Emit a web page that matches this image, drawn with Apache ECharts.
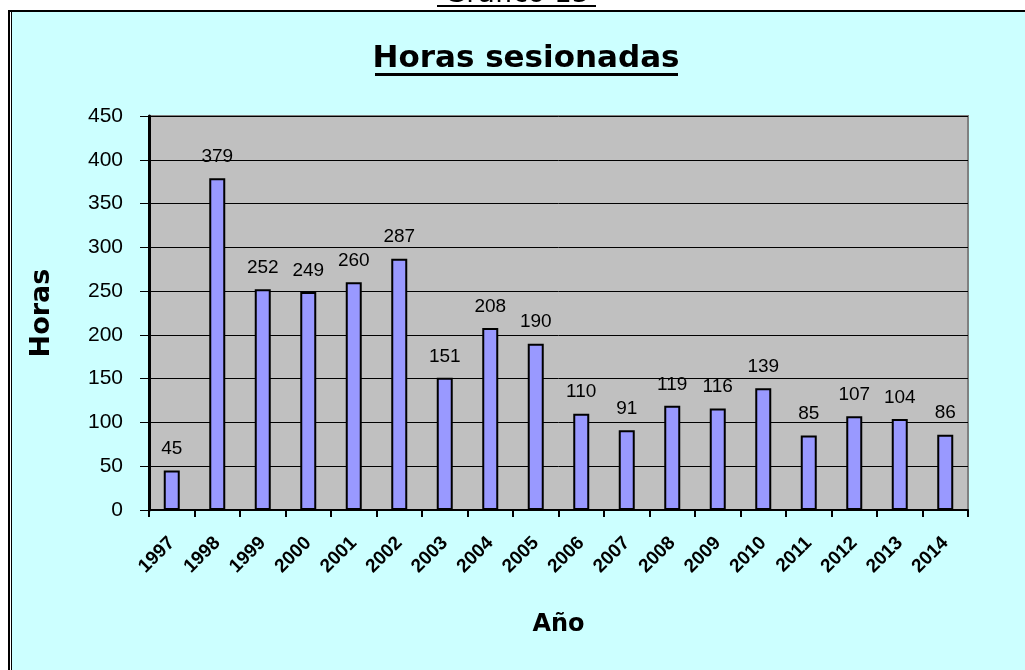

═══

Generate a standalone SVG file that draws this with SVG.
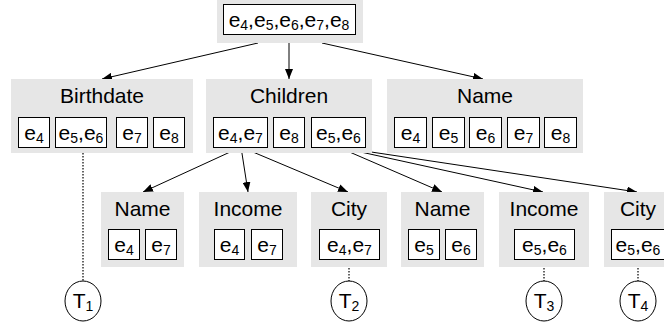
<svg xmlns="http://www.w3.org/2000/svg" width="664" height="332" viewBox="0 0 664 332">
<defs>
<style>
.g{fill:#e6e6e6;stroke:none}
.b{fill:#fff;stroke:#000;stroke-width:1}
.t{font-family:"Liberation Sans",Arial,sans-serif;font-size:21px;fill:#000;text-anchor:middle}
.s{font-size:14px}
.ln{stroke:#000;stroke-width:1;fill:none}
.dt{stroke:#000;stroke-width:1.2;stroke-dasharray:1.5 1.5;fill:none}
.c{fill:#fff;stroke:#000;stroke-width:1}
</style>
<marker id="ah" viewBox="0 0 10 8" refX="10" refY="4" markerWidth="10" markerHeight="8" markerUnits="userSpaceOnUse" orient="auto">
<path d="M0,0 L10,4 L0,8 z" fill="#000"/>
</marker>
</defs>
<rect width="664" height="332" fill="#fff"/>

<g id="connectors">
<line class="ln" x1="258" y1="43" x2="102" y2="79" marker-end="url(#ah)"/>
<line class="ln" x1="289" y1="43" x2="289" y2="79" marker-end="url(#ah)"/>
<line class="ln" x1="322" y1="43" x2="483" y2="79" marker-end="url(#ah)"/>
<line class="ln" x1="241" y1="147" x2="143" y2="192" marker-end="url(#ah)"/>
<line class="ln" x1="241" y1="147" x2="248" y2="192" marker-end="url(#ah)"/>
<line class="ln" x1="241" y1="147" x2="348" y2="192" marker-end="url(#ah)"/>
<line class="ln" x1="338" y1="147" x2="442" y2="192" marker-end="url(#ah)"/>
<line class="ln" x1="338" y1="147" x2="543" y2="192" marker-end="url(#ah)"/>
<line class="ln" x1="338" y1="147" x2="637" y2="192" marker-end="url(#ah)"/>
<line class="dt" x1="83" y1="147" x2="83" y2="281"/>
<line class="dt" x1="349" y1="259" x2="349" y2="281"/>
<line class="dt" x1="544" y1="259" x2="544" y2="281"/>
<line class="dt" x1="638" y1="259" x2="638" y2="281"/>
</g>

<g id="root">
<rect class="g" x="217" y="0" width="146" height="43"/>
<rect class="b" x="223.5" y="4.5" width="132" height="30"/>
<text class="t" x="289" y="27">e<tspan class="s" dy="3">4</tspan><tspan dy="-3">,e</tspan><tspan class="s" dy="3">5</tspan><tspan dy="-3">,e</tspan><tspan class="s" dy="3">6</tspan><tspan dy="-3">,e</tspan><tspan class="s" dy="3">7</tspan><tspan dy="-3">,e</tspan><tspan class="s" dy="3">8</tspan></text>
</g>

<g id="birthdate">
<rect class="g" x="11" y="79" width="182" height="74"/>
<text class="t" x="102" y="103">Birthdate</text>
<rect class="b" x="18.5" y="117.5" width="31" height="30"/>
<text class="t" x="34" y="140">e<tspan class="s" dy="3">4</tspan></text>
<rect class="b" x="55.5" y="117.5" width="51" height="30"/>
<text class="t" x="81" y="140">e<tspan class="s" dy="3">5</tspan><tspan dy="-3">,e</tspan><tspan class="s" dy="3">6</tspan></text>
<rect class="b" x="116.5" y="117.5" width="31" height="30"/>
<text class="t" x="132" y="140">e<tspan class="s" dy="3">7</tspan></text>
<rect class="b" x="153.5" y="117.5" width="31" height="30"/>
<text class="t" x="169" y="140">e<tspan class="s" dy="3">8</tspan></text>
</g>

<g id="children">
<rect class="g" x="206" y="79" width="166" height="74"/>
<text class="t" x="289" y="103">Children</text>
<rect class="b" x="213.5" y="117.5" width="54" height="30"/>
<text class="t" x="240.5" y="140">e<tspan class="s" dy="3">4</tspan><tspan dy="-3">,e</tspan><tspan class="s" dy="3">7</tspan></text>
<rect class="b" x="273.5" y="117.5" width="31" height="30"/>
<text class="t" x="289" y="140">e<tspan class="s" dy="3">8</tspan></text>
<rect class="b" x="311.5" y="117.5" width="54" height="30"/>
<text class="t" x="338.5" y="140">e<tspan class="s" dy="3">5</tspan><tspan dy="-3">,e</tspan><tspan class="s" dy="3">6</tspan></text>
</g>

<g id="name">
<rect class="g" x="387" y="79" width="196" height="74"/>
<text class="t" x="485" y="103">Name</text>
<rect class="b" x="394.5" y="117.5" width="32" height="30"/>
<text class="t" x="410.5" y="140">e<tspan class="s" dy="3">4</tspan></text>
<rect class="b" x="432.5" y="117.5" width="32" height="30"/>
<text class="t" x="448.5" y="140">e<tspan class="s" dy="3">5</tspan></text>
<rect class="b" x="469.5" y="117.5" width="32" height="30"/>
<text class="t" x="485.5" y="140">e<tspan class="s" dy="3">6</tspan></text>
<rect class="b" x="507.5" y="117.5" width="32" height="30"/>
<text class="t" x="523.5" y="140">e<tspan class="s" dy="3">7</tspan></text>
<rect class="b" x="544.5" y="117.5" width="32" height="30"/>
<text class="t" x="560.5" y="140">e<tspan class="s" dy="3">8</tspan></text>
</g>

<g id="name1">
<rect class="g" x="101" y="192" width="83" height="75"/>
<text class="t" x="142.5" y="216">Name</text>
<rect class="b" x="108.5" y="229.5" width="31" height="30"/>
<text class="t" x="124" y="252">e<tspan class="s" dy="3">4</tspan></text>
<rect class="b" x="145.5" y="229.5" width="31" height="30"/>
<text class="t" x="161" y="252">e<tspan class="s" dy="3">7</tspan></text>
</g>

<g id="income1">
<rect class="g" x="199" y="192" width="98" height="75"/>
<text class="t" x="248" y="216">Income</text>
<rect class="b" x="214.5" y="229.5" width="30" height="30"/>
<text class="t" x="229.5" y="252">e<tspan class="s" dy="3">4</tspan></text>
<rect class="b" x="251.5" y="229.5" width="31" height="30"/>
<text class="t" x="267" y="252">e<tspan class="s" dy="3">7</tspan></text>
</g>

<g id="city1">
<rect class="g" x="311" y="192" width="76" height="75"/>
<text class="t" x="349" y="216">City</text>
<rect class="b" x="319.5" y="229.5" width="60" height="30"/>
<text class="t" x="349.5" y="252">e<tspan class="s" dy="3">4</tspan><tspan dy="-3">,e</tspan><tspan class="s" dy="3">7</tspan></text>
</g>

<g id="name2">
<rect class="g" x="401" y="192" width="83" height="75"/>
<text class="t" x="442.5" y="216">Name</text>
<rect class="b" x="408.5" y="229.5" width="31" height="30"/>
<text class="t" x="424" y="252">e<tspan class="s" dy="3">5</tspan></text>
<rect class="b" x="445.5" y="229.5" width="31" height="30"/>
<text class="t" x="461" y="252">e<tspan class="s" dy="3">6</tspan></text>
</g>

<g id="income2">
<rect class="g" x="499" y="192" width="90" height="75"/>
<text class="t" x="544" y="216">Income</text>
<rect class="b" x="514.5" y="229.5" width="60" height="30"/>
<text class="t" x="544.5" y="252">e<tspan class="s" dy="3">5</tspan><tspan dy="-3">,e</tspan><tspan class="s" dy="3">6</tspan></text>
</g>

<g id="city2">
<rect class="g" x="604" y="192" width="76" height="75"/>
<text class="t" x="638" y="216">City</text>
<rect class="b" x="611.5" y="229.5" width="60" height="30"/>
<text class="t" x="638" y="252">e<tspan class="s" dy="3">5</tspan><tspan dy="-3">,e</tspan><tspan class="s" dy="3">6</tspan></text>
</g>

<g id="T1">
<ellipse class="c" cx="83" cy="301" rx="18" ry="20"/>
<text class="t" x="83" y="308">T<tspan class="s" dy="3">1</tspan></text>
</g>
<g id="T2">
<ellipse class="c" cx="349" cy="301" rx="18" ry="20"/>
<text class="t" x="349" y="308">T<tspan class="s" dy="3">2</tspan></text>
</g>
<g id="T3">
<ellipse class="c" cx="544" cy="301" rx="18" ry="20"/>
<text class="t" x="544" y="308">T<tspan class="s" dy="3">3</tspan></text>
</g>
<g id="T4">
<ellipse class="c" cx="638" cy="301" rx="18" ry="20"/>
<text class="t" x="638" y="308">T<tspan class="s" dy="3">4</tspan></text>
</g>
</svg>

═══

# THE REQUEST
State how many lines above contain the string "that", with no other words.

# CORRECT RESULT
2